Tuesday, September 07, 2010

On Raising The Retirement Age For Social Security



They are trying to do that over the pond, too, in France. The proposal there is to raise the retirement age from 60 to 62. The French kinda take things differently, as these pictures from the demonstrations show.

Such demonstrations for such a reason would never happen here. The wingnuts say that it's because the socialist-islamofascist-French-surrender-monkeys are like that and, besides, Europe is dying out, what with all that leisure time spent in godless activities and the wimminz refusing to breed. That last bit about the uppity and selfish women is also the reason why the French need to raise the retirement age.

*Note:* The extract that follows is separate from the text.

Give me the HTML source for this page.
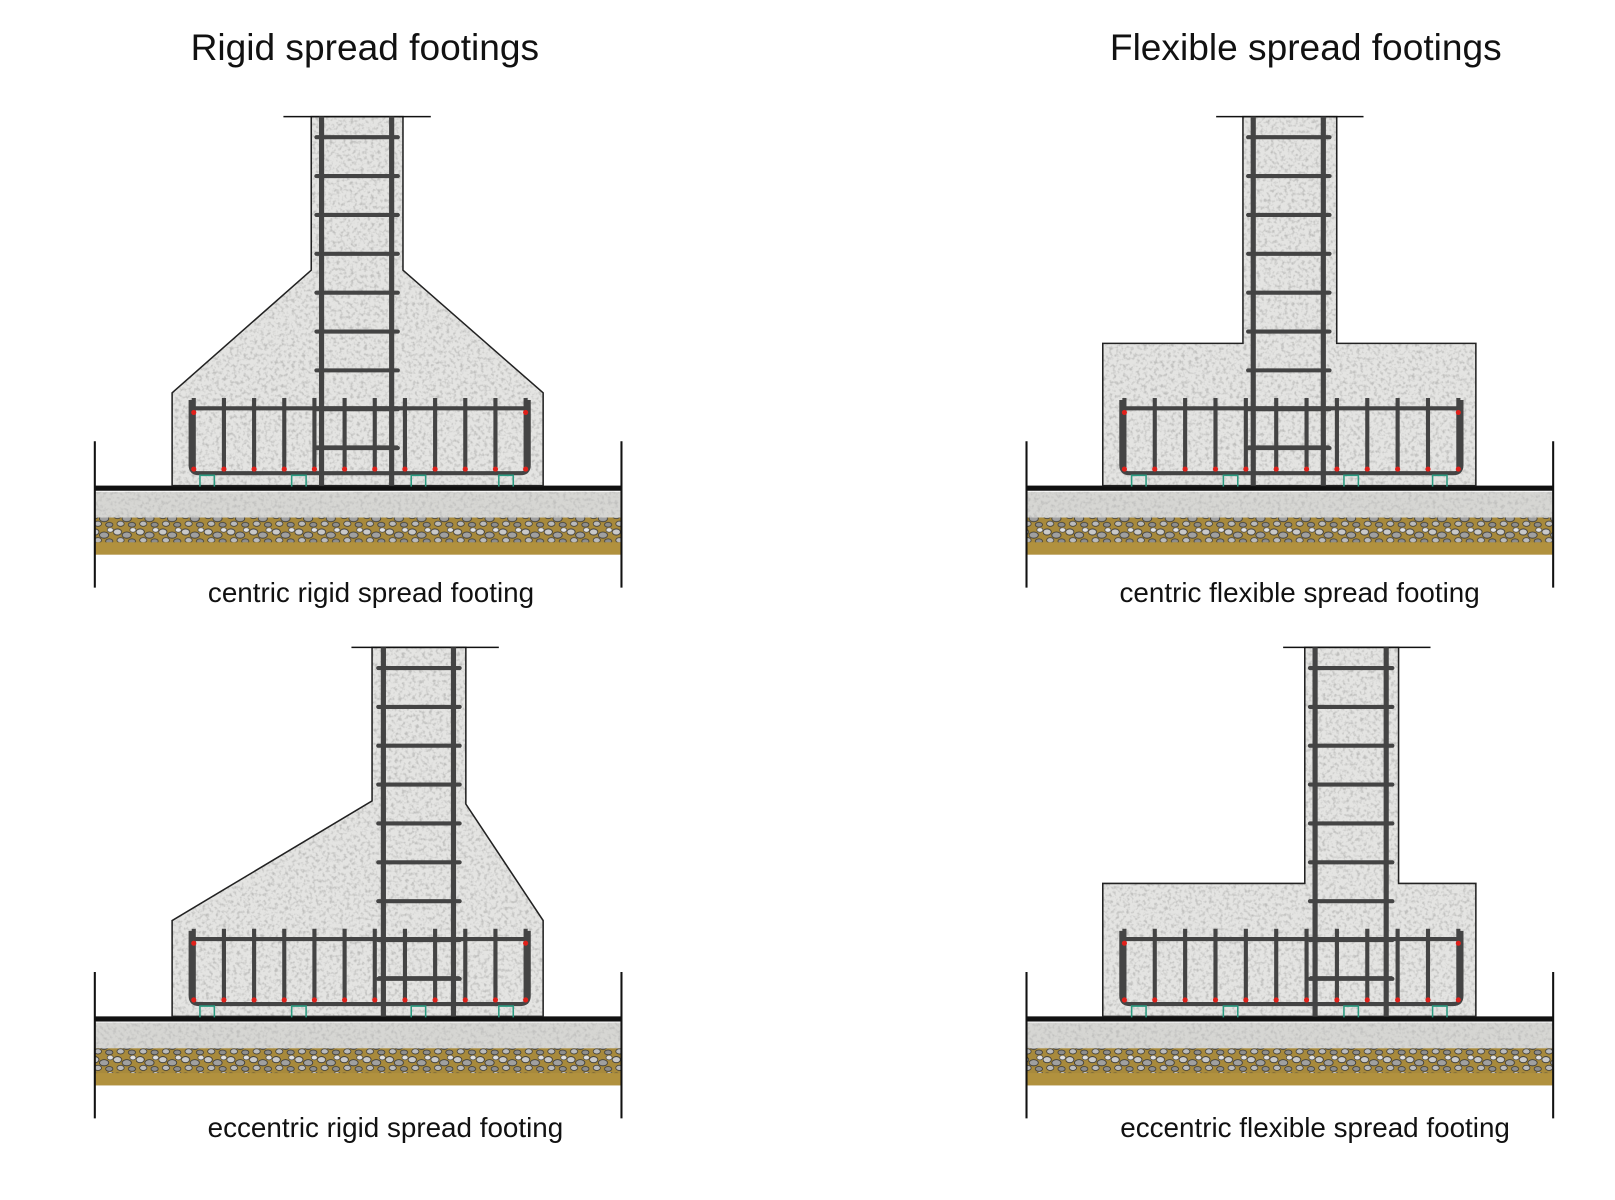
<!DOCTYPE html>
<html><head><meta charset="utf-8"><style>
html,body{margin:0;padding:0;background:#fff}
svg{display:block}
text{font-family:"Liberation Sans",Arial,sans-serif;fill:#111}
</style></head><body>
<svg id="s" width="1615" height="1200" viewBox="0 0 1567 1164" xmlns="http://www.w3.org/2000/svg">
<defs>
<filter id="conc" x="0" y="0" width="100%" height="100%">
<feTurbulence type="fractalNoise" baseFrequency="0.3" numOctaves="2" seed="3" result="n"/>
<feColorMatrix in="n" type="matrix" values="0 0 0 0 0.5  0 0 0 0 0.5  0 0 0 0 0.49  0 0 0 -3 1.6" result="m"/>
<feComposite in="m" in2="SourceGraphic" operator="in"/>
</filter>
<pattern id="grav" width="22" height="16" patternUnits="userSpaceOnUse">
<rect width="22" height="16" fill="#a88a3c"/>
<ellipse cx="4" cy="4" rx="4" ry="3" fill="#c9c9c9" stroke="#333" stroke-width="0.8"/>
<ellipse cx="13" cy="7" rx="4.5" ry="3" fill="#a0a0a0" stroke="#333" stroke-width="0.8"/>
<ellipse cx="19" cy="2" rx="3" ry="2.2" fill="#e0e0e0" stroke="#444" stroke-width="0.7"/>
<ellipse cx="7" cy="12" rx="3.5" ry="2.5" fill="#bbb" stroke="#333" stroke-width="0.7"/>
<ellipse cx="18" cy="13" rx="3.5" ry="2.3" fill="#8e8e8e" stroke="#333" stroke-width="0.7"/>
</pattern>
</defs>
<text x="354" y="58" font-size="36" text-anchor="middle">Rigid spread footings</text>
<text x="1267" y="58" font-size="36" text-anchor="middle">Flexible spread footings</text>
<text x="360" y="584" font-size="27" text-anchor="middle">centric rigid spread footing</text>
<text x="1261" y="584" font-size="27" text-anchor="middle">centric flexible spread footing</text>
<text x="374" y="1103" font-size="27" text-anchor="middle">eccentric rigid spread footing</text>
<text x="1276" y="1103" font-size="27" text-anchor="middle">eccentric flexible spread footing</text>
<g id="g"></g>
</svg>
<script>
var g=document.getElementById('g'),h='';
function ground(x0,x1,y){
 h+='<rect x="'+x0+'" y="'+(y+6)+'" width="'+(x1-x0)+'" height="61" fill="#d6d6d3"/>';
 h+='<rect x="'+x0+'" y="'+(y+6)+'" width="'+(x1-x0)+'" height="30" fill="#fff" filter="url(#conc)" opacity="0.8"/>';
 h+='<rect x="'+x0+'" y="'+(y+31)+'" width="'+(x1-x0)+'" height="26" fill="url(#grav)"/>';
 h+='<rect x="'+x0+'" y="'+(y+55)+'" width="'+(x1-x0)+'" height="12" fill="#b1913e"/>';
 h+='<rect x="'+x0+'" y="'+y+'" width="'+(x1-x0)+'" height="5" fill="#111"/>';
 h+='<line x1="'+x0+'" y1="'+(y-43)+'" x2="'+x0+'" y2="'+(y+99)+'" stroke="#111" stroke-width="2"/>';
 h+='<line x1="'+x1+'" y1="'+(y-43)+'" x2="'+x1+'" y2="'+(y+99)+'" stroke="#111" stroke-width="2"/>';
}
function body(pts){
 var p=pts.map(function(a){return a.join(',')}).join(' ');
 h+='<polygon points="'+p+'" fill="#e4e4e2"/>';
 h+='<polygon points="'+p+'" fill="#fff" filter="url(#conc)" opacity="0.9"/>';
 h+='<polygon points="'+p+'" fill="none" stroke="#222" stroke-width="1.5"/>';
}
function col(cx1,cx2,capL,capR,top,bot){
 h+='<line x1="'+capL+'" y1="'+top+'" x2="'+capR+'" y2="'+top+'" stroke="#111" stroke-width="1.5"/>';
 for(var k=0;k<10;k++){var yy=top+20+k*37.7;if(yy>bot-30)break;
  h+='<line x1="'+(cx1-5)+'" y1="'+yy+'" x2="'+(cx2+6)+'" y2="'+yy+'" stroke="#444" stroke-width="4" stroke-linecap="round"/>';}
 [cx1,cx2].forEach(function(x){h+='<line x1="'+x+'" y1="'+top+'" x2="'+x+'" y2="'+bot+'" stroke="#444" stroke-width="5"/>';});
}
function cage(x0,x1,yt,yb,chairs){
 var n=12,xs=[];for(var i=0;i<n;i++)xs.push(x0+3+i*(x1-x0-6)/(n-1));
 xs.forEach(function(x){h+='<line x1="'+x+'" y1="'+(yt-10)+'" x2="'+x+'" y2="'+yb+'" stroke="#444" stroke-width="4"/>';});
 h+='<path d="M'+x0+','+(yt-8)+' V'+(yb-8)+' Q'+x0+','+yb+' '+(x0+8)+','+yb+' H'+(x1-8)+' Q'+x1+','+yb+' '+x1+','+(yb-8)+' V'+(yt-8)+'" fill="none" stroke="#444" stroke-width="4"/>';
 h+='<line x1="'+(x0+3)+'" y1="'+yt+'" x2="'+(x1-3)+'" y2="'+yt+'" stroke="#444" stroke-width="4"/>';
 xs.forEach(function(x){h+='<circle cx="'+x+'" cy="'+(yb-4)+'" r="2.5" fill="#e0201a"/>';});
 h+='<circle cx="'+xs[0]+'" cy="'+(yt+4)+'" r="2.5" fill="#e0201a"/><circle cx="'+xs[n-1]+'" cy="'+(yt+4)+'" r="2.5" fill="#e0201a"/>';
 chairs.forEach(function(c){h+='<path d="M'+(c-7)+','+(yb+13)+' V'+(yb+2)+' H'+(c+7)+' V'+(yb+13)+'" fill="none" stroke="#2a9a80" stroke-width="1.5"/>';});
}
function mid(cx1,cx2,y1,y2){
 [y1,y2].forEach(function(y){h+='<line x1="'+(cx1-5)+'" y1="'+y+'" x2="'+(cx2+6)+'" y2="'+y+'" stroke="#444" stroke-width="4"/>';});
}
ground(92,603,471);
body([[302,113],[391,113],[391,262],[527,381],[527,471],[167,471],[167,381],[302,262]]);
cage(185,513,396,459,[201,290,406,491]);
col(312,380,275,418,113,471);mid(312,380,396,434);
ground(996,1507,471);
body([[1206,113],[1297,113],[1297,333],[1432,333],[1432,471],[1070,471],[1070,333],[1206,333]]);
cage(1088,1418,396,459,[1105,1194,1311,1397]);
col(1216,1284,1180,1323,113,471);mid(1216,1284,396,434);
ground(92,603,986);
body([[361,628],[452,628],[452,780],[527,893],[527,986],[167,986],[167,893],[361,777]]);
cage(185,513,911,974,[201,290,406,491]);
col(372,440,341,484,628,986);mid(372,440,911,949);
ground(996,1507,986);
body([[1266,628],[1357,628],[1357,857],[1432,857],[1432,986],[1070,986],[1070,857],[1266,857]]);
cage(1088,1418,911,974,[1105,1194,1311,1397]);
col(1276,1345,1245,1388,628,986);mid(1276,1345,911,949);
g.innerHTML=h;
</script>
</body></html>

Which is a very sloppy way of saying that the wingnuts do control the conversation here to some extent and what they don't control the corporations and the protestant work ethic do. And the government budget concerns.

Those budget concerns are a very odd bird. It goes somewhere quietly nesting whenever Republicans are in power. You don't hear a peep from it, even if George Bush The Younger in fact sends money to Iraq by the truck load and that money just disappears. But when the Democrats are in power, the bird suddenly flies around all over the place, peeping and peeping, and so we all naturally must pay attention and tighten our belts and accept a higher retirement age and/or less pension money.

That is a remarkable trick!

Social Security now does seem endangered in its present form because both parties want to fix it. What those fixes are still varies. The Republicans want to privatize the accounts, in order to then disappear the system altogether.

They like the idea of the elderly begging on the streets. Remember that odd government budget bird? Any country in which that focus switch takes place so easily is not a country where enough people are capable of surfing the stock market competently with their own retirement funds. And I haven't even mentioned the recent problems in the financial markets and what those do to private retirement accounts.

President Obama has stated, very firmly, that he will not try to privatize Social Security. Instead, he will cut out bits here and there, to make it all solvent again. How odd it is that wars are not waged on that basis. We could decide to shorten the length of a war when the money runs out, kill fewer people, say, but no. Money for wars will always be found. What's harder to find (must turn pockets all the way inside out) is money for social services or education. Or the care of veterans after the wars.

All this is weird-and-wonderful. The proposed solutions to the Social Security "crisis" are also weird in that certain solutions simply are off the table, from the very beginning.

Removing the gap on the payroll taxes which finance the system is one of those. The current system of financing Social Security is regressive, loaded towards the lower earners. And note that it is only labor income which is taxed to cover the system. Income from investments and such is not taxed at all, which increases the overall regression on the financing side.

Another solution off the table is means-testing those who qualify for Social Security, despite the fact that several industrialized countries do exactly that to balance their books. If the point of Social Security is to serve as a safety net for the elderly, then only those who fall off the tightropes of capitalism really need it. From that standpoint means-testing would be a good idea to make the system cheaper. After all, when we pay insurance for our house or our car we don't demand all the insurance payments back if the house doesn't burn down or if the car doesn't get stolen.

The reason for picking out those two forgotten proposals: removing the payroll tax gap and introducing means-testing is not that they would be the ones I'd necessarily choose but to point out that they are off the table before the table is set, most likely because they share something that has to do with the hidden values underlying the U.S. politics on this question: The system must not begin to look like an income-transfer program between social classes, because such a program would not be supported by the voting part of the population.

But all the proposals on the table also affect the different social classes differently. Raising the retirement age will have much more serious effects on blue-collar workers and workers in the serving occupations where one stands all day long. The physical wear-and-tear in those jobs is greater. A longer working life is harder and more painful and any bout of unemployment is likely to become permanent. Add to that the effects of ageism which all older workers will face and you have something every bit as problematic as those other proposals.